Olayın Irak asıllı bir genç tarafından yapılması ise akıllara ülkedeki yabancılar sorununu akla getirdi. Ben şiddetin ırk ile ilgili olduğunu düşünmüyorum lakin ülkemizde kesinlikle ‘ denetimsizce ve incelenmeden ülkeye alınan yabancılar sorunu’ kesinlikle vardır. Eğitimin amacının topluma “fayda” sağlayan insan yetiştirmek olduğundaki gibi ülkeye alınan yabancıların “faydalı” olmasına kesinlikle dikkat edilmesi gerekir. Hükümet bu konuda denetimsiz ve kriterlerden uzaktır, kesinlikle eleştiriye açıktır.

Ayrıca yerli olmayanlara tamamen hiçbiri olmasın anlayışı ile bakmak ise son derece gerçekçi olmayan ve yanlış bir bakış açısıdır. Çünkü önemli olan topluma faydalı insan olmaktır. Toplumları ileriye taşıyanlar faydalı insanlardır. Osmanlı Devleti’ni asırlar boyunca yaşatan unsurlardan birisi hiç şüphesiz aslında yerli olmayan ama faydalı olan insanlardır. İbni Sina, Mimar Sinan o insanların bakış açısıyla bakarsak yerli olmadığı için yok sayılmalıdır. Fakat bu son derece yanlıştır. Zira günümüzde bile bu insanların faydalarının nimetleri içindeyiz. Gelecek kuşaklarda da onların nimetleri olmaya devam edecektir.

Bugün Avrupa ve Amerika sunduğu şartlarla ülkesine diğer dünya ülkelerinden faydalı insanlar çekmektedir ve bu sayede gelişmektedir. Biontec aşısını bulanlar Türk’tü Almanya’nın yerlisi değildi. Faydaları ekonomik anlamda Almanya ülkesine oldu. Suriye göçü sırasında Avrupa ve Amerika faydalı, eğitimli insan kriterini göz önünde bulundurarak ülkesine alım yaptı. Biz Türkiye Cumhuriyeti olarak bu konuda maalesef denetimli ve planlı değil de kadersel, boyun eğen bakış açısı içerisinde davrandık. Diğer ülke vatandaşları da ülkemize  girip çıkarken çok zorlanmıyorlar.  Bu sebeple şiddete meyilli yerli insan potansiyelimiz ile dışardan gelenlerle artma belirsizliği ve tehlikesi içindeyiz. Ayrıca faydalı insan potansiyelimizi sürekli diğer ülkelere kaptırıyoruz.

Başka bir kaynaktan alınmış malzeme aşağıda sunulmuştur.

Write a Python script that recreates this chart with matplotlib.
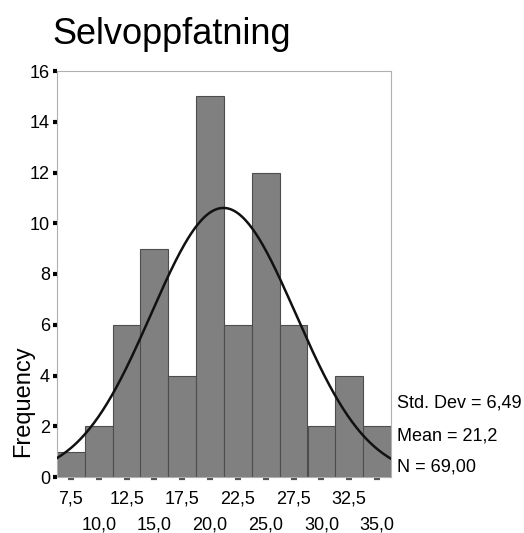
import matplotlib
matplotlib.use('Agg')
import matplotlib.pyplot as plt
import numpy as np

plt.rcParams['font.family'] = ['Liberation Sans', 'DejaVu Sans']

# Histogram data
bin_centers = [7.5, 10.0, 12.5, 15.0, 17.5, 20.0, 22.5, 25.0, 27.5, 30.0, 32.5, 35.0]
frequencies = [1, 2, 6, 9, 4, 15, 6, 12, 6, 2, 4, 2]
std_dev = 6.49
mean = 21.2
n_total = 69
bin_width = 2.5

fig = plt.figure(figsize=(5.24, 5.33), dpi=100)
ax = fig.add_axes([57/524, 1 - 477/533, (391-57)/524, (477-71)/533])

ax.bar(bin_centers, frequencies, width=bin_width, color='#808080',
       edgecolor='#4d4d4d', linewidth=0.8, zorder=2)

# Normal curve scaled to counts
xs = np.linspace(6.25, 36.25, 300)
ys = n_total * bin_width / (std_dev * np.sqrt(2 * np.pi)) * np.exp(-0.5 * ((xs - mean) / std_dev) ** 2)
ax.plot(xs, ys, color='#111111', linewidth=1.8, zorder=3)

ax.set_xlim(6.25, 36.25)
ax.set_ylim(0, 16)

for s in ax.spines.values():
    s.set_color('#b0b0b0')
    s.set_linewidth(0.8)

ax.set_yticks(range(0, 17, 2))
ax.tick_params(axis='y', direction='out', length=3, width=3, color='black',
               labelsize=13, pad=2)
ax.set_xticks([])

# small dash marks under each bin, SPSS style
ax.plot(bin_centers, [-0.006] * len(bin_centers), linestyle='none', marker='_',
        markersize=5, markeredgewidth=1.6, color='#555555',
        transform=ax.get_xaxis_transform(), clip_on=False)

# two-row x labels
for i, c in enumerate(bin_centers):
    label = f'{c:.1f}'.replace('.', ',')
    y = -0.053 if i % 2 == 0 else -0.117
    ax.text(c, y, label, transform=ax.get_xaxis_transform(), ha='center',
            va='center', fontsize=13)

ax.set_ylabel('Frequency', fontsize=17, va='center')
ax.yaxis.set_label_coords(-0.102, 0.187)

stats = ['Std. Dev = ' + f'{std_dev:.2f}'.replace('.', ','),
         'Mean = ' + f'{mean:.1f}'.replace('.', ','),
         'N = ' + f'{n_total:.2f}'.replace('.', ',')]
stat_y = [403, 436, 467]
for t, yp in zip(stats, stat_y):
    fig.text(397/524, 1 - yp/533, t, ha='left', va='center', fontsize=13)

fig.text(52/524, 1 - 35/533, 'Selvoppfatning', ha='left', va='center', fontsize=26)

fig.savefig('out.png', dpi=100)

Toplumun temeli olan ailenin mutlu, huzurlu, sevgi ve saygı dolu olduğu, iyi bireylerin temelini attığı aile yapılarına çok iş düşmektedir. Bir de sistem olarak planlı ve denetimli olmak bir eksiğimizdir. Geliştirilmeli ve gereği yapılmalıdır.